Otro principio central es el de responsabilidad, incluido en el nº 22 de la DE. La DR amplió el criterio en su Principio 13, proponiendo el desarrollo de legislaciones nacionales relativas a la responsabilidad por daños y a las indemnizaciones a las víctimas, sin perjuicio de encarar tratados que aborden ambas cuestiones. El principio preventivo o precautorio fue desarrollado como Recomendación 102 del Plan de Acción de Estocolmo. El Principio 17 de la DR lo conceptualiza del siguiente modo: “Deberá emprenderse una evaluación del impacto ambiental, en calidad de instrumento nacional, respecto de cualquiera actividad propuesta que probablemente haya de producir un impacto negativo considerable en el medio ambiente y que esté sujeta a la decisión de una autoridad nacional competente”. Este principio, analizado y debatido por la comunidad científica, considera que “cuando una actividad se plantea como una amenaza para la salud humana o el medio ambiente, deben tomarse medidas precautorias aún cuando algunas relaciones de causa y efecto no se hayan establecido de manera científica en su totalidad”. El principio de prevención del daño transfronterizo, derivado del anterior, reconoce antiguos precedentes y decisiones jurisdiccionales; está incluido en el nº 2 de la DR, reproduciendo casi textualmente la fórmula de Estocolmo bajo la óptica del desarrollo sustentable. Otra novedad incluida en Río, es el que contamina paga’ (nº 16): “Las autoridades nacionales deberían procurar fomentar la internalización de los costos ambientales y el uso de instrumentos ambientales, teniendo en cuenta el criterio de que el que contamina debe, en principio, cargar con los costos de la contaminación, teniendo debidamente en cuenta el interés público, y sin distorsionar el comercio ni las inversiones internacionales”. 
 
Herramientas a mano

Lo expuesto es suficiente, a nuestro criterio, para una aproximación a la complejidad jurídico-política de la crisis de las fábricas de celulosa de Fray Bentos. Sin perjuicio de los tratados celebrados entre 1972 y 2002, la práctica internacional ha avanzado bastante en atención de esta problemática, pero no lo suficiente. Y -como siempre- el punto más delicado en derecho internacional es determinar qué autoridad hará cumplir los tratados y eventualmente sancionar al estado incumplidor. Una de ellas puede ser la Corte Internacional de Justicia (CIJ), que cuenta con una sala de jueces especializados en la atención de cuestiones ambientales.

En este caso falta decisión política para abordar de una vez las negociaciones en el marco de los acuerdos vigentes.
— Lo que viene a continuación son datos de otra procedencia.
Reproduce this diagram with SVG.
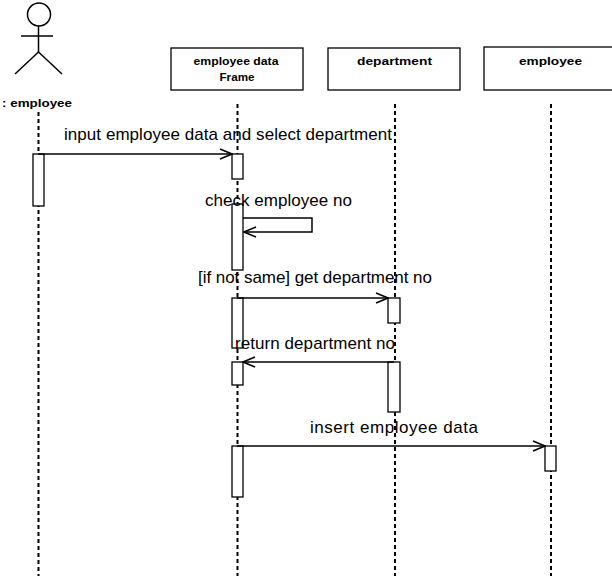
<svg xmlns="http://www.w3.org/2000/svg" width="612" height="576" viewBox="0 0 612 576">
  <style>
    .box { fill: #ffffff; stroke: #000000; stroke-width: 1.3; }
    .act { fill: #ffffff; stroke: #000000; stroke-width: 1.3; }
    .life { stroke: #000000; stroke-width: 2; stroke-dasharray: 4 3; fill: none; }
    .msg { stroke: #000000; stroke-width: 1.5; fill: none; }
    .hdr { font-family: "Liberation Sans", Arial, sans-serif; font-size: 11px; font-weight: bold; fill: #000000; text-anchor: middle; }
    .lbl { font-family: "Liberation Sans", Arial, sans-serif; font-size: 17px; fill: #000000; }
    .stick { stroke: #000000; stroke-width: 1.5; fill: none; }
  </style>
  <defs>
    <marker id="open" viewBox="0 0 14 12" refX="13" refY="6" markerWidth="14" markerHeight="12" markerUnits="userSpaceOnUse" orient="auto">
      <path d="M1,1 L13,6 L1,11" fill="none" stroke="#000000" stroke-width="1.5"/>
    </marker>
  </defs>
  <rect width="612" height="576" fill="#ffffff"/>

  <g id="actor-employee">
    <circle class="stick" cx="39" cy="14.5" r="11.5"/>
    <line class="stick" x1="21" y1="36" x2="53" y2="36"/>
    <line class="stick" x1="38.5" y1="26" x2="38.5" y2="52"/>
    <line class="stick" x1="38.5" y1="52" x2="15" y2="74"/>
    <line class="stick" x1="38.5" y1="52" x2="62" y2="74"/>
    <text class="hdr" x="37" y="107" textLength="70" lengthAdjust="spacingAndGlyphs">: employee</text>
    <line class="life" x1="38.5" y1="112" x2="38.5" y2="576"/>
    <rect class="act" x="33" y="154" width="11" height="52"/>
  </g>

  <g id="employee-data-frame">
    <rect class="box" x="171" y="48" width="132" height="42"/>
    <text class="hdr" x="236" y="65" textLength="85" lengthAdjust="spacingAndGlyphs">employee data</text>
    <text class="hdr" x="237" y="81" textLength="35" lengthAdjust="spacingAndGlyphs">Frame</text>
    <line class="life" x1="237.5" y1="104" x2="237.5" y2="576"/>
    <rect class="act" x="232" y="154" width="11" height="25"/>
    <rect class="act" x="232" y="204" width="11" height="66"/>
    <rect class="act" x="232" y="298" width="11" height="50"/>
    <rect class="act" x="232" y="362" width="11" height="23"/>
    <rect class="act" x="232" y="446" width="11" height="51"/>
  </g>

  <g id="department">
    <rect class="box" x="328" y="48" width="132" height="42"/>
    <text class="hdr" x="394.5" y="65" textLength="75" lengthAdjust="spacingAndGlyphs">department</text>
    <line class="life" x1="395" y1="104" x2="395" y2="576"/>
    <rect class="act" x="388" y="298" width="12" height="25"/>
    <rect class="act" x="388" y="362" width="12" height="50"/>
  </g>

  <g id="employee">
    <rect class="box" x="484" y="47" width="132" height="43"/>
    <text class="hdr" x="550.5" y="65" textLength="63" lengthAdjust="spacingAndGlyphs">employee</text>
    <line class="life" x1="551" y1="104" x2="551" y2="576"/>
    <rect class="act" x="545" y="446" width="11" height="25"/>
  </g>

  <g id="connectors">
    <line class="msg" x1="38" y1="154" x2="232" y2="154" marker-end="url(#open)"/>
    <text class="lbl" x="64" y="140" textLength="328">input employee data and select department</text>

    <polyline class="msg" points="243,218 312,218 312,232 244,232" marker-end="url(#open)"/>
    <text class="lbl" x="205" y="206" textLength="147">check employee no</text>

    <line class="msg" x1="237" y1="298" x2="388" y2="298" marker-end="url(#open)"/>
    <text class="lbl" x="198" y="283" textLength="234">[if not same] get department no</text>

    <line class="msg" x1="394" y1="362" x2="243" y2="362" marker-end="url(#open)"/>
    <text class="lbl" x="235" y="349" textLength="160">return department no</text>

    <line class="msg" x1="237" y1="446" x2="545" y2="446" marker-end="url(#open)"/>
    <text class="lbl" x="310" y="433" textLength="168">insert employee data</text>
  </g>
</svg>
El Cap. X del ERU se refiere concretamente a contaminación; el art. 42 prevé que “Cada parte será responsable, frente a la otra, por los daños inferidos como consecuencia de la contaminación causada por sus propias actividades o por las que en su territorio realicen personas físicas o jurídicas”. A su vez el Cap. XIV, referido a los procedimientos conciliatorios, dispone que toda controversia entre las partes será sometida a la Comisión Administradora del ERU, la cual tiene ciento veinte días para lograr una solución (art. 58). Si ello no ocurre, ambos países deben encarar negociaciones directas; si éstas fracasan en un plazo de ciento ochenta días más, queda abierto el acceso a la CIJ. Ahora bien, ¿conviene recurrir a este tribunal? Posiblemente la amenaza argentina de llevar el conflicto a esa instancia sea para forzar la negociación. Nos parece altamente inconveniente llevar el caso al máximo tribunal internacional, pues allí no se juzgará la cuestión solamente a la luz del ERU y los otros tratados y protocolos aplicables de los que ambos países sean parte: los jueces indagarán también sobre la calidad y cantidad de legislación interna de los estados, políticas ambientalistas de prevención, eficacia y calidad de las mismas, etc. Un análisis del agua de esta banda del Río de la Plata o de su popular afluente, el Riachuelo, los controles –si se efectúan- a Papel Prensa (de la cual el estado es socia), gobernadores que ofrecieron sus provincias como alternativa, nos pondrían al borde del aplazo. Ante el nivel de avance de obras, es difícil que la CIJ ordene su paralización, más si se tiene en cuenta que, para generar responsabilidad de un estado, los daños producidos al ambiente deben ser “sensibles”.
  
Conclusión

Dijimos en otra ocasión que “la diferencia en los grados de desarrollo de los países agregó complejidad a la cuestión ambiental, lo cual constituye todo un problema: cuanto más rico un país, más apto se encuentra para elaborar su propia legislación ambiental y aplicar las medidas preventivas y correctivas que correspondan. A su vez, el desarrollo de las naciones está vinculado estrechamente a los recursos naturales y al nivel cultural y educativo de cada pueblo: cuanto más bajos sean los índices, el medio ambiente está más expuesto a su deterioro. [...] Sin profundos cambios culturales y económicos las soluciones serán lentas o a lo mejor no las habrá”. Las empresas ENCE (española) y Botnia (finlandesa) producirán celulosa suficiente para que sus matrices en Europa fabriquen papel, producto final de mayor valor agregado, que probablemente será importado por Argentina y Uruguay para abastecer los respectivos mercados internos. En tal marco, Argentina y Uruguay están constreñidos a resolver este problema coyuntural cuanto antes y mediante negociaciones directas (ni la CIJ ni el endeble marco de solución de controversias del Mercosur), considerando no solo el tema ambiental (los convenios ya señalados y otros de los que ambas partes son signatarios como la Convención de Diversidad Biológica, Cambio Climático, Desertificación y los Convenios de Basilea -Movimientos Transfronterizos de Desechos Peligrosos y su eliminación-) y de Cursos de Agua Transfronterizos) sino indagando otras vías como la asociación de nuestros productores en ese emprendimiento. La peor pelea es la que ocurre entre hermanos.